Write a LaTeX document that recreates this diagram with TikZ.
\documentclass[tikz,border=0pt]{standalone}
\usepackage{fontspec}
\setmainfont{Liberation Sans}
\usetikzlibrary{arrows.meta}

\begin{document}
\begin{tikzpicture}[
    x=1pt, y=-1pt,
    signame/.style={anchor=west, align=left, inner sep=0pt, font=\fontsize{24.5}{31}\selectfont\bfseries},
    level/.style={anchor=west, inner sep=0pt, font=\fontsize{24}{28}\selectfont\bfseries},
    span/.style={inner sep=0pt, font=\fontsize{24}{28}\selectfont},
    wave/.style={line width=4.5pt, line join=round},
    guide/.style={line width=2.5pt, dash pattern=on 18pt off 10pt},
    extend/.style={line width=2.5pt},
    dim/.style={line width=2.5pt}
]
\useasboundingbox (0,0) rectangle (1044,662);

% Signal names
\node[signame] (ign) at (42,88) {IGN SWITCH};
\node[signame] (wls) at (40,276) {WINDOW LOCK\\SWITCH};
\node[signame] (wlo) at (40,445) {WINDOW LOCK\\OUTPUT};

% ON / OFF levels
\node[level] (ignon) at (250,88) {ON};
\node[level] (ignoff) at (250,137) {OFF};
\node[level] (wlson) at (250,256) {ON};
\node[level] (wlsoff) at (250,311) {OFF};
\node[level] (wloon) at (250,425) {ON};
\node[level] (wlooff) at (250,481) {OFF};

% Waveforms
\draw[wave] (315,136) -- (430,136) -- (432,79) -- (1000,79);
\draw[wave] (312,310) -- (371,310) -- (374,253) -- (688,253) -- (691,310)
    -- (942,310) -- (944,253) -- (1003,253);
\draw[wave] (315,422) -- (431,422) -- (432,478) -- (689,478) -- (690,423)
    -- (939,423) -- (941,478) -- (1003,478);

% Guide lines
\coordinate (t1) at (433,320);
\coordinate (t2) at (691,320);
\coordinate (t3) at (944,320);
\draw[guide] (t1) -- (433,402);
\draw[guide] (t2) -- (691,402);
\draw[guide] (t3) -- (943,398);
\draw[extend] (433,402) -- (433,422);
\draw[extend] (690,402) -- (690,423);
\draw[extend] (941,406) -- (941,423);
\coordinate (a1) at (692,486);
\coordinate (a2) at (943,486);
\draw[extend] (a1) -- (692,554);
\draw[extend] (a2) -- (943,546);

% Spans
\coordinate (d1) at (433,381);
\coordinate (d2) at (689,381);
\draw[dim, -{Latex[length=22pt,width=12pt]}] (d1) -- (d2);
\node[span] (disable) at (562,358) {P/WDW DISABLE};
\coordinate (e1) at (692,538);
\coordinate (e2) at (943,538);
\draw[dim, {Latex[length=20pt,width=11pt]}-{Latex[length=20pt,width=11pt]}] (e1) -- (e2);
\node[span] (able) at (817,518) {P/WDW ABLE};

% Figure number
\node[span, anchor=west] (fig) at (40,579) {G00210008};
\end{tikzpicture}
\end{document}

---*---

• [Work to be completed]: Output all of the data again. Match it exactly.

• [Exercise response]:
Write a LaTeX document that recreates this diagram with TikZ.
\documentclass[tikz,border=0pt]{standalone}
\usepackage{fontspec}
\setmainfont{Liberation Sans}
\usetikzlibrary{arrows.meta}

\begin{document}
\begin{tikzpicture}[
    x=1pt, y=-1pt,
    signame/.style={anchor=west, align=left, inner sep=0pt, font=\fontsize{24.5}{31}\selectfont\bfseries},
    level/.style={anchor=west, inner sep=0pt, font=\fontsize{24}{28}\selectfont\bfseries},
    span/.style={inner sep=0pt, font=\fontsize{24}{28}\selectfont},
    wave/.style={line width=4.5pt, line join=round},
    guide/.style={line width=2.5pt, dash pattern=on 18pt off 10pt},
    extend/.style={line width=2.5pt},
    dim/.style={line width=2.5pt}
]
\useasboundingbox (0,0) rectangle (1044,662);

% Signal names
\node[signame] (ign) at (42,88) {IGN SWITCH};
\node[signame] (wls) at (40,276) {WINDOW LOCK\\SWITCH};
\node[signame] (wlo) at (40,445) {WINDOW LOCK\\OUTPUT};

% ON / OFF levels
\node[level] (ignon) at (250,88) {ON};
\node[level] (ignoff) at (250,137) {OFF};
\node[level] (wlson) at (250,256) {ON};
\node[level] (wlsoff) at (250,311) {OFF};
\node[level] (wloon) at (250,425) {ON};
\node[level] (wlooff) at (250,481) {OFF};

% Waveforms
\draw[wave] (315,136) -- (430,136) -- (432,79) -- (1000,79);
\draw[wave] (312,310) -- (371,310) -- (374,253) -- (688,253) -- (691,310)
    -- (942,310) -- (944,253) -- (1003,253);
\draw[wave] (315,422) -- (431,422) -- (432,478) -- (689,478) -- (690,423)
    -- (939,423) -- (941,478) -- (1003,478);

% Guide lines
\coordinate (t1) at (433,320);
\coordinate (t2) at (691,320);
\coordinate (t3) at (944,320);
\draw[guide] (t1) -- (433,402);
\draw[guide] (t2) -- (691,402);
\draw[guide] (t3) -- (943,398);
\draw[extend] (433,402) -- (433,422);
\draw[extend] (690,402) -- (690,423);
\draw[extend] (941,406) -- (941,423);
\coordinate (a1) at (692,486);
\coordinate (a2) at (943,486);
\draw[extend] (a1) -- (692,554);
\draw[extend] (a2) -- (943,546);

% Spans
\coordinate (d1) at (433,381);
\coordinate (d2) at (689,381);
\draw[dim, -{Latex[length=22pt,width=12pt]}] (d1) -- (d2);
\node[span] (disable) at (562,358) {P/WDW DISABLE};
\coordinate (e1) at (692,538);
\coordinate (e2) at (943,538);
\draw[dim, {Latex[length=20pt,width=11pt]}-{Latex[length=20pt,width=11pt]}] (e1) -- (e2);
\node[span] (able) at (817,518) {P/WDW ABLE};

% Figure number
\node[span, anchor=west] (fig) at (40,579) {G00210008};
\end{tikzpicture}
\end{document}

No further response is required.